▼
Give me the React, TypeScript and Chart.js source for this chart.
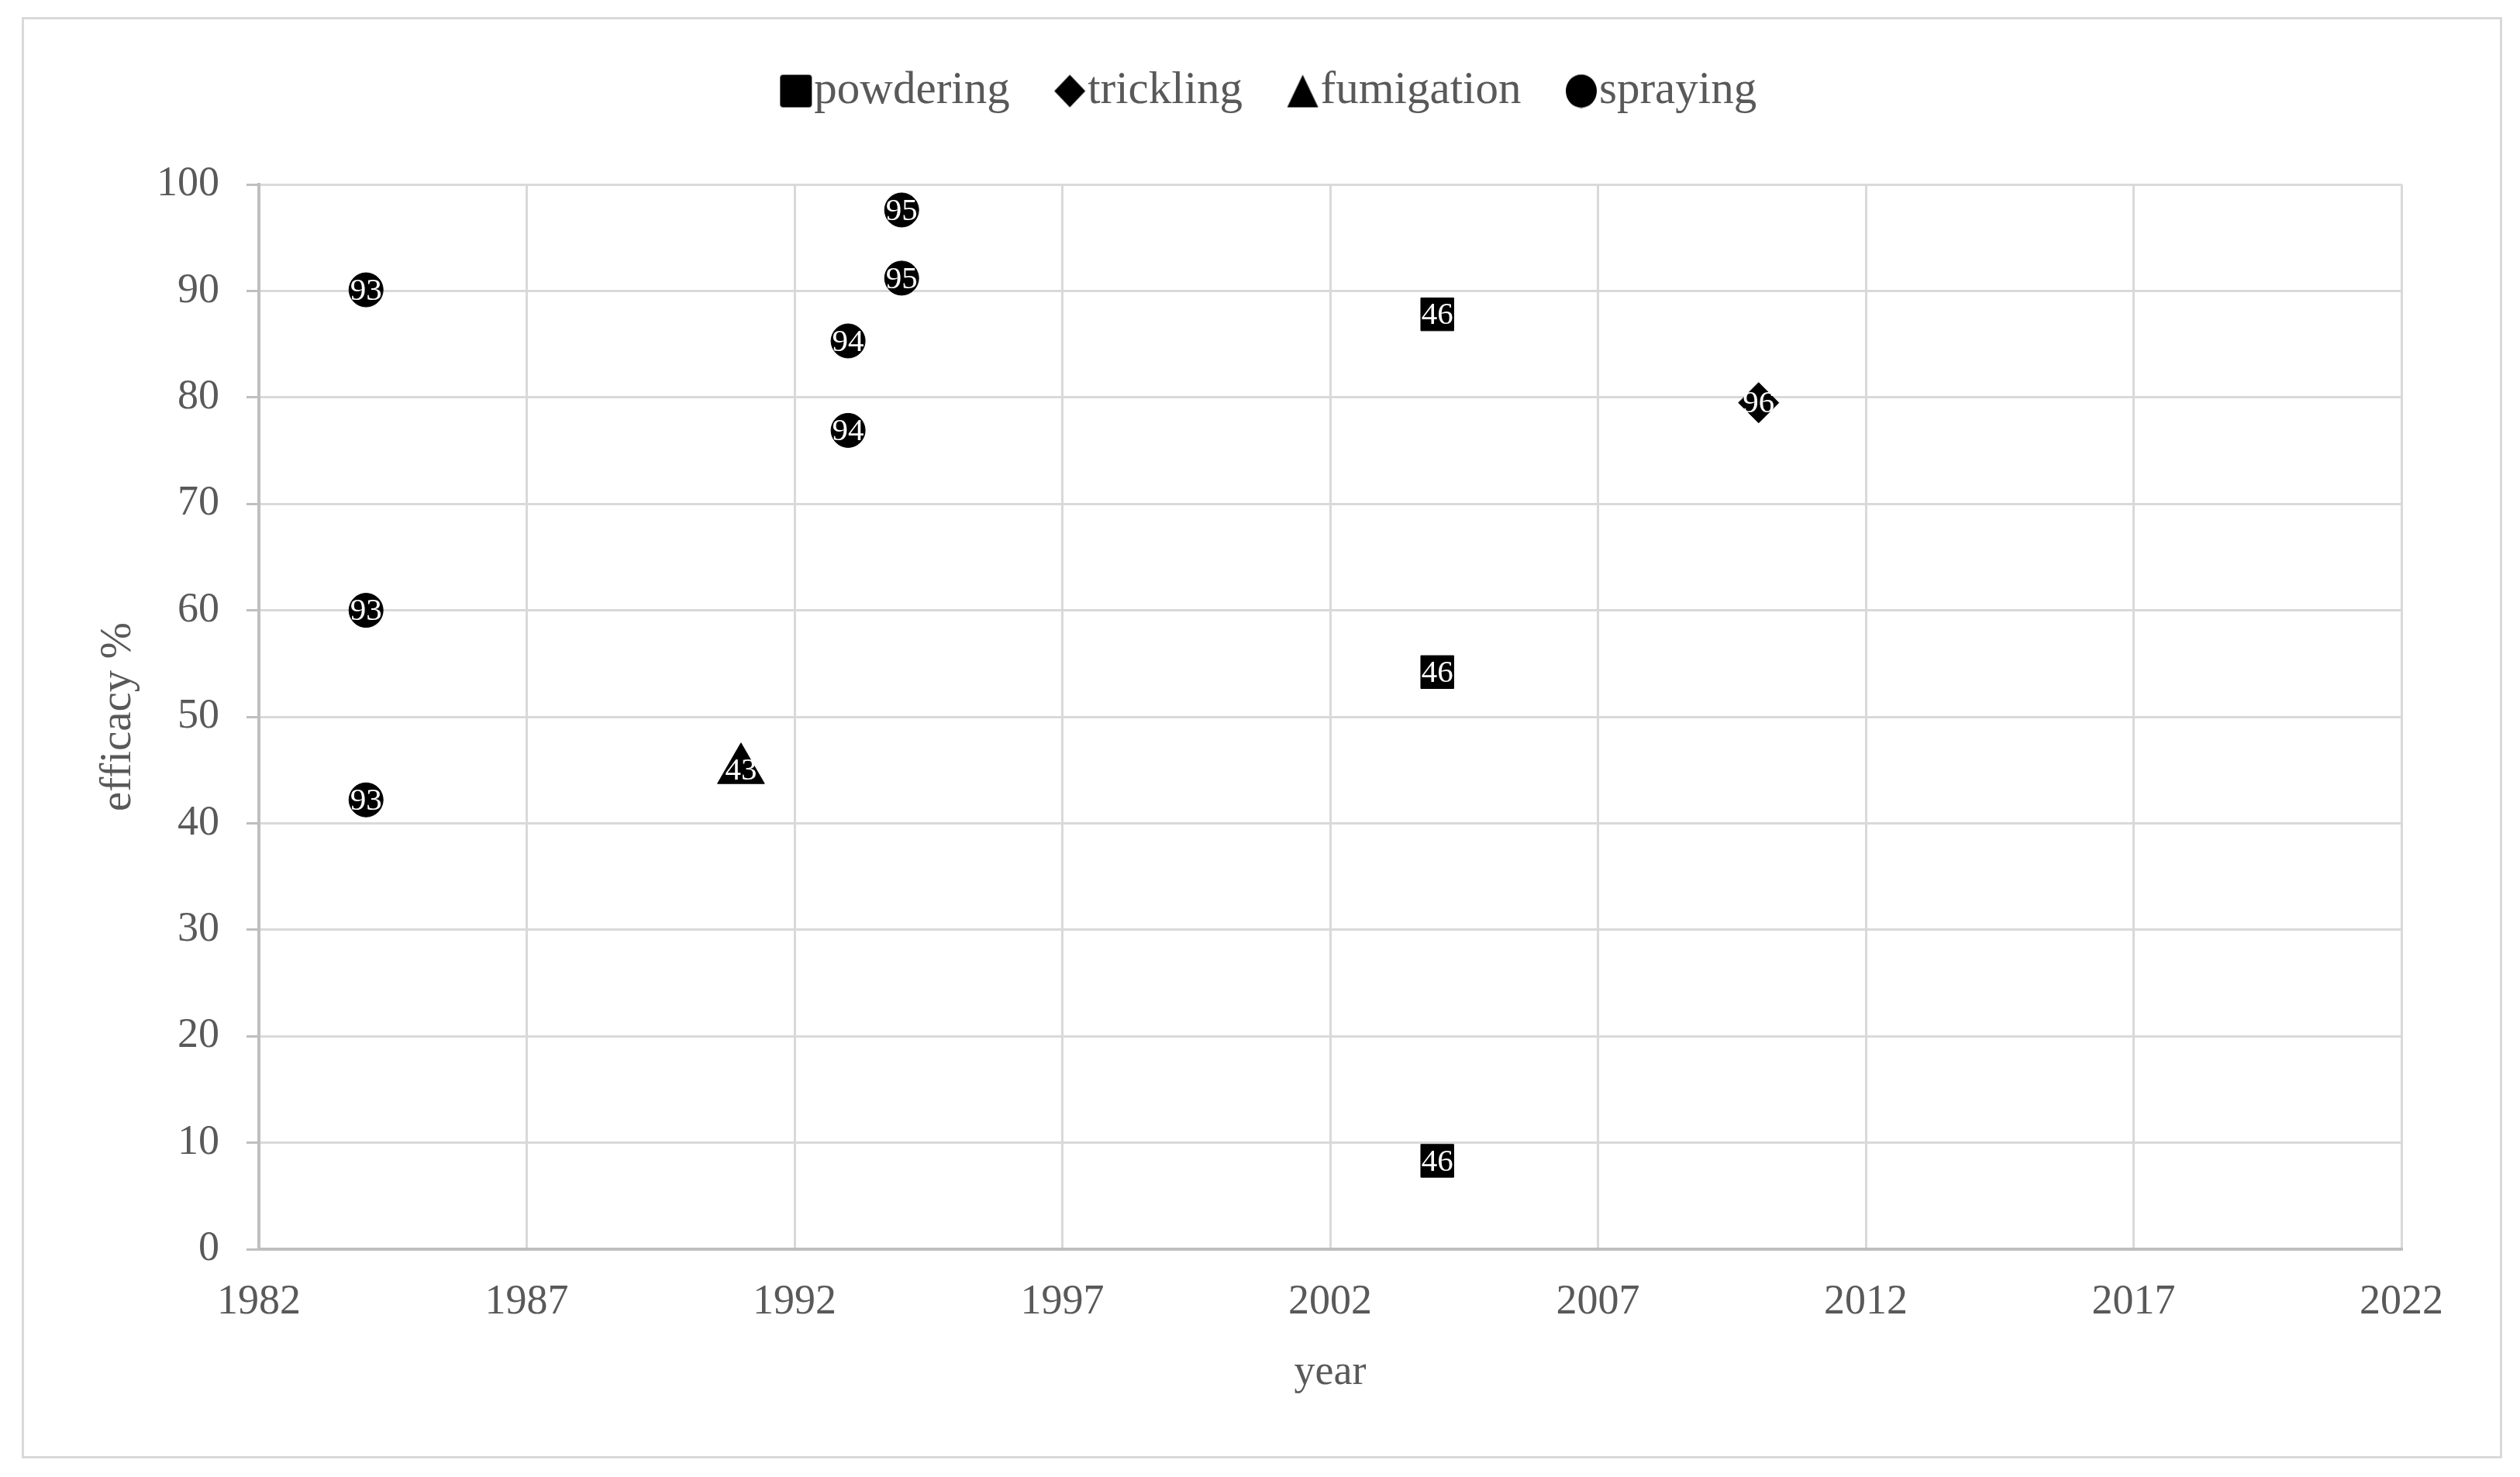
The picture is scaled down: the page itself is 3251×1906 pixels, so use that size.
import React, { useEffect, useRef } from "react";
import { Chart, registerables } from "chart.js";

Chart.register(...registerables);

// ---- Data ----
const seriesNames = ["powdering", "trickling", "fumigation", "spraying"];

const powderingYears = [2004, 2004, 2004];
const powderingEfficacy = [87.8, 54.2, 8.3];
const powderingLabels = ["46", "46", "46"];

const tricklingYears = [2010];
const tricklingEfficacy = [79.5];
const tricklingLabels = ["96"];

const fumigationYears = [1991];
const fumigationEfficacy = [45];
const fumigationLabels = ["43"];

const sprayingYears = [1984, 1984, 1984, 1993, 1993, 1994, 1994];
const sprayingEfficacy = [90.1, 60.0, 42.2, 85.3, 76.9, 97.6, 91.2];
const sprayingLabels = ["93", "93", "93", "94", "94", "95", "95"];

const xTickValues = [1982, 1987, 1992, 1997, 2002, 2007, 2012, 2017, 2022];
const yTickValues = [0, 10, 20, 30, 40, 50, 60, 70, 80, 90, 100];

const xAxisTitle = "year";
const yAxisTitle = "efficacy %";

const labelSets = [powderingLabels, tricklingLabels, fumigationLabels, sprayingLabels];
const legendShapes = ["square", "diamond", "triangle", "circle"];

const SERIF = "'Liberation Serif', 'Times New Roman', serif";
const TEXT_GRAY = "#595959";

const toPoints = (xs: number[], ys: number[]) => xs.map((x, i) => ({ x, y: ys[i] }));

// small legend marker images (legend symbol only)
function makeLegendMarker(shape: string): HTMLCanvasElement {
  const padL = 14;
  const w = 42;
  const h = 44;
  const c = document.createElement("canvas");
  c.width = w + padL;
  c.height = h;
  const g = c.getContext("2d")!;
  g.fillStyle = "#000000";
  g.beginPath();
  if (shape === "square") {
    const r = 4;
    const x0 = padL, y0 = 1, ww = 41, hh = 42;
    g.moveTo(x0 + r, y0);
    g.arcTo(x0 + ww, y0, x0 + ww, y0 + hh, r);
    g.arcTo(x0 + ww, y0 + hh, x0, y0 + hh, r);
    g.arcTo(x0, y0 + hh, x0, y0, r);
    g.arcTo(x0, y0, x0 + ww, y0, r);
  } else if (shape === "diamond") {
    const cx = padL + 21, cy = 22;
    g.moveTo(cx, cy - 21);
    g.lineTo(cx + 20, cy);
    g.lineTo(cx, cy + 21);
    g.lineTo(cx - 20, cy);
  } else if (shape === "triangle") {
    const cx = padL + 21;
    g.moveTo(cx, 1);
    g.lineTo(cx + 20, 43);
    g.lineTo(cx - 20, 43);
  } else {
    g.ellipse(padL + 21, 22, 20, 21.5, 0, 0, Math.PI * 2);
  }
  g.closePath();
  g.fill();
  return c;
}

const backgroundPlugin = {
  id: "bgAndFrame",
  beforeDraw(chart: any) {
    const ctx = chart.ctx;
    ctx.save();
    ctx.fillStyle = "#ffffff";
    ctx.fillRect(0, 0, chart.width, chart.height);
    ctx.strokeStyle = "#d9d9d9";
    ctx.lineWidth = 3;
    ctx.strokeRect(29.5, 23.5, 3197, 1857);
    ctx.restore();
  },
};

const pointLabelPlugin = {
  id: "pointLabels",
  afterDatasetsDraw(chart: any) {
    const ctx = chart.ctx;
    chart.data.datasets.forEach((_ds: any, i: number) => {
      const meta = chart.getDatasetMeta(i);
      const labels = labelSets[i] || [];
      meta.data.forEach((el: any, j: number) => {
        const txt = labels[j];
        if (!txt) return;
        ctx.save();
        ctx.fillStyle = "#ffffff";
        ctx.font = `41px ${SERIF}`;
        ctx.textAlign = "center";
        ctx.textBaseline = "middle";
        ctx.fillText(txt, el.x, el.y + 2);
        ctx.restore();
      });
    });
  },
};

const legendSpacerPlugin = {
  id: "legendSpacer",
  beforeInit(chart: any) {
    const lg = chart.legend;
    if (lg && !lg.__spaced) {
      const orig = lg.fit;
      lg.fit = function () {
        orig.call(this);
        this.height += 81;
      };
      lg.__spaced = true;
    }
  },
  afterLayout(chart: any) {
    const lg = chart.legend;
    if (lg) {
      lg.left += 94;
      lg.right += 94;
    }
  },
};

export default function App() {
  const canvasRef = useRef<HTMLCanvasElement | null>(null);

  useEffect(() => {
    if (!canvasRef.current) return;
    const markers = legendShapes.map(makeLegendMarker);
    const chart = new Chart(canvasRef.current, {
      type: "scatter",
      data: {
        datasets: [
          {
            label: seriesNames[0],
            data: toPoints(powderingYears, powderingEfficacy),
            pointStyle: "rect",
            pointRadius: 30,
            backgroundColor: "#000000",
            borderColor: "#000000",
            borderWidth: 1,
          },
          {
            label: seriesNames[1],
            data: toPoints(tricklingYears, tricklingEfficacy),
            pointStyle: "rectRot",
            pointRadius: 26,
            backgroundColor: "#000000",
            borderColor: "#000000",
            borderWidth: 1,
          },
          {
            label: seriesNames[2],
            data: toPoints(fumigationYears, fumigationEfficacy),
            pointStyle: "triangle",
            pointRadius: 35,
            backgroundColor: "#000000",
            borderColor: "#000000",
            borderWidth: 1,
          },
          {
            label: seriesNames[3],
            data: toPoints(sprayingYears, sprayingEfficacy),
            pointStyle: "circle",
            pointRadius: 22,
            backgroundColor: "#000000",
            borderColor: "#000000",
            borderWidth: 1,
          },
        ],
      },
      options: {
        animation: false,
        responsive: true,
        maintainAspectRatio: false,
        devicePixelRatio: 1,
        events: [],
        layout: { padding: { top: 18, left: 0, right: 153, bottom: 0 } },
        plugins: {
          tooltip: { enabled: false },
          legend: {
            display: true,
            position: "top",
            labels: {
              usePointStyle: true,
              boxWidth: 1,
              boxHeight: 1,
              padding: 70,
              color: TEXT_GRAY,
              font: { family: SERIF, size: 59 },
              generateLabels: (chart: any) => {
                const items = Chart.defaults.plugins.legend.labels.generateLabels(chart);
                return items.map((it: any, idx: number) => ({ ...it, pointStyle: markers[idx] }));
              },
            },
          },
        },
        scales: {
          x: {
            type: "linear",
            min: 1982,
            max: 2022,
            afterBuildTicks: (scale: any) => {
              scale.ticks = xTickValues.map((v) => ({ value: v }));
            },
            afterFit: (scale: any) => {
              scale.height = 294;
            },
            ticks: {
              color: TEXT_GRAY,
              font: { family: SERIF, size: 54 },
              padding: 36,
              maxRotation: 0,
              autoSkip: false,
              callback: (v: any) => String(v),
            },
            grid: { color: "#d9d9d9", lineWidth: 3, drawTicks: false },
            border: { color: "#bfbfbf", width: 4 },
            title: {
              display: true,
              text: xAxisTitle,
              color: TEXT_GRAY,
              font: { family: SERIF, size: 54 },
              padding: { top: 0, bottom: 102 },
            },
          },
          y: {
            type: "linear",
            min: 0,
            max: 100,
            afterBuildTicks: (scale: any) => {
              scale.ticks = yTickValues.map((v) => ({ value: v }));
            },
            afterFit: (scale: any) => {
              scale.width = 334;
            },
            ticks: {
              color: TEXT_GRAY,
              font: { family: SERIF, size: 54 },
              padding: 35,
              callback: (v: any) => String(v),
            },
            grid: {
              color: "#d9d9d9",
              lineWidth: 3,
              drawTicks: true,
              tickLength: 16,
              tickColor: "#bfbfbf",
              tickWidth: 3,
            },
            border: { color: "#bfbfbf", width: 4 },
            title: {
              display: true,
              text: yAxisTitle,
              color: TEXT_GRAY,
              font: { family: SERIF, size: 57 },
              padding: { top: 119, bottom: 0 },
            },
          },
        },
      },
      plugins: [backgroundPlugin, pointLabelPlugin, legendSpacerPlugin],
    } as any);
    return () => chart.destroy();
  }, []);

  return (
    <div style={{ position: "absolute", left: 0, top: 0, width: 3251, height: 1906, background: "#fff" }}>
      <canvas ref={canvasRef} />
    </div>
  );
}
▲
PROMPT> Within the listing above, the range opens at the line with "The picture is" and closes at the line with "80, 90, 100];". Reproduce exactly the lines of that range, including both ends.

EXERCISE ANSWER>
The picture is scaled down: the page itself is 3251×1906 pixels, so use that size.
import React, { useEffect, useRef } from "react";
import { Chart, registerables } from "chart.js";

Chart.register(...registerables);

// ---- Data ----
const seriesNames = ["powdering", "trickling", "fumigation", "spraying"];

const powderingYears = [2004, 2004, 2004];
const powderingEfficacy = [87.8, 54.2, 8.3];
const powderingLabels = ["46", "46", "46"];

const tricklingYears = [2010];
const tricklingEfficacy = [79.5];
const tricklingLabels = ["96"];

const fumigationYears = [1991];
const fumigationEfficacy = [45];
const fumigationLabels = ["43"];

const sprayingYears = [1984, 1984, 1984, 1993, 1993, 1994, 1994];
const sprayingEfficacy = [90.1, 60.0, 42.2, 85.3, 76.9, 97.6, 91.2];
const sprayingLabels = ["93", "93", "93", "94", "94", "95", "95"];

const xTickValues = [1982, 1987, 1992, 1997, 2002, 2007, 2012, 2017, 2022];
const yTickValues = [0, 10, 20, 30, 40, 50, 60, 70, 80, 90, 100];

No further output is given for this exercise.